Last year, we released the CDR Verification Framework, a tool that maps out the key uncertainties associated with calculating net carbon removal for different methods, which our framework refers to as “pathways to carbon removal.”
The CDR Verification Framework is designed to be updated over time as our understanding of different pathways evolves. We are currently updating the “Change in agricultural lime use” component in the enhanced weathering and biochar pathways. This component captures the possibility that some CDR deployments could affect a farmer’s application of agricultural lime, a soil amendment that is commonly used to manage soil pH. In the previous version of the framework, we assumed that lime application was consistently a net source of CO₂, and that displacing agricultural lime through a CDR deployment would therefore result in avoided emissions. In reality, lime dissolves (i.e., “weathers”) when it is applied to soil just like other mineral feedstocks, and could result in carbon removal. This update does not change our overall confidence in the ability to accurately quantify the outcomes of either pathway considered, as captured by the Verification Confidence Level (VCL) metric, but does reflect a more nuanced understanding of what can happen when a CDR project changes agricultural lime use.

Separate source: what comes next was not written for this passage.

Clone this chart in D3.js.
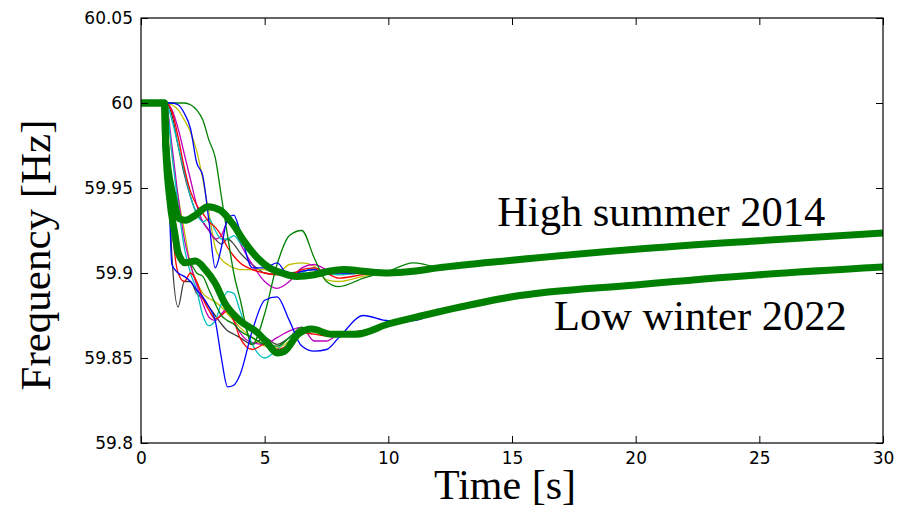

Most agricultural lime applications use carbon-bearing carbonate limestone (CaCO₃, MgCO₃), also called aglime (West & McBride, 2005). One unit of aglime has the potential to weather and produce two units of inorganic carbon. Importantly, only one unit of that inorganic carbon comes from the atmosphere — the other comes from the rock itself. In contrast, when a mineral that doesn’t contain carbon weathers, such as a silicate (e.g., CaSi₂Al₂O₈) or quicklime (CaO), both units of inorganic carbon are atmosphere-derived. Because aglime weathering releases carbon to the system that was previously stored in the rock, it has the potential to become a source of carbon to the atmosphere.
How do we know when aglime is a carbon source or sink? It’s easy to find literature that characterizes lime use as a net source (e.g., IPCC, 1997, 2006; Bing et al., 2023; Beerling et al., 2023). But there are also many examples where lime weathering is found to be a carbon sink (e.g., Oh and Raymond, 2006; Hamilton et al., 2007; Zhang et al., 2022). What distinguishes these results is often the characteristics of the study site, or how far the study tracks carbon over space and time. These factors matter because, across space and time, different processes can release inorganic carbon to the atmosphere, affecting the balance of what’s removed versus what’s emitted.
For example, carbonate precipitation in soils, rivers, or the ocean can release carbon back into the atmosphere, sometimes long after the weathering occurred. Additionally, if aglime weathers in acidic soils, it can release carbon locally as it dissolves, but could result in net carbon removal downstream when the dissolved minerals leave the acidic soil.
Because of all this, pre-existing agricultural lime application serves as a baseline against which the enhanced weathering deployment must be compared. For example, on a field where aglime is already being applied, carbon removal could be achieved by replacing aglime with a silicate or by increasing aglime application to optimize for carbon removal. In either case, the baseline effect of agricultural lime weathering should be considered site-by-site, and accounted for with the same spatial and temporal boundaries as the enhanced weathering deployment.
If biochar provides pH benefits when applied to soils, it could reduce the application of agricultural lime as well, and then would require similar accounting. In practice, the “liming potential” of biochar can vary from one feedstock to the other and may not affect farmer behavior.
This update to the CDR Verification Framework recognizes that lime weathering can be a carbon source or a carbon sink. If a CDR project changes how farmers apply agricultural lime, those changes must be considered when calculating net carbon removal.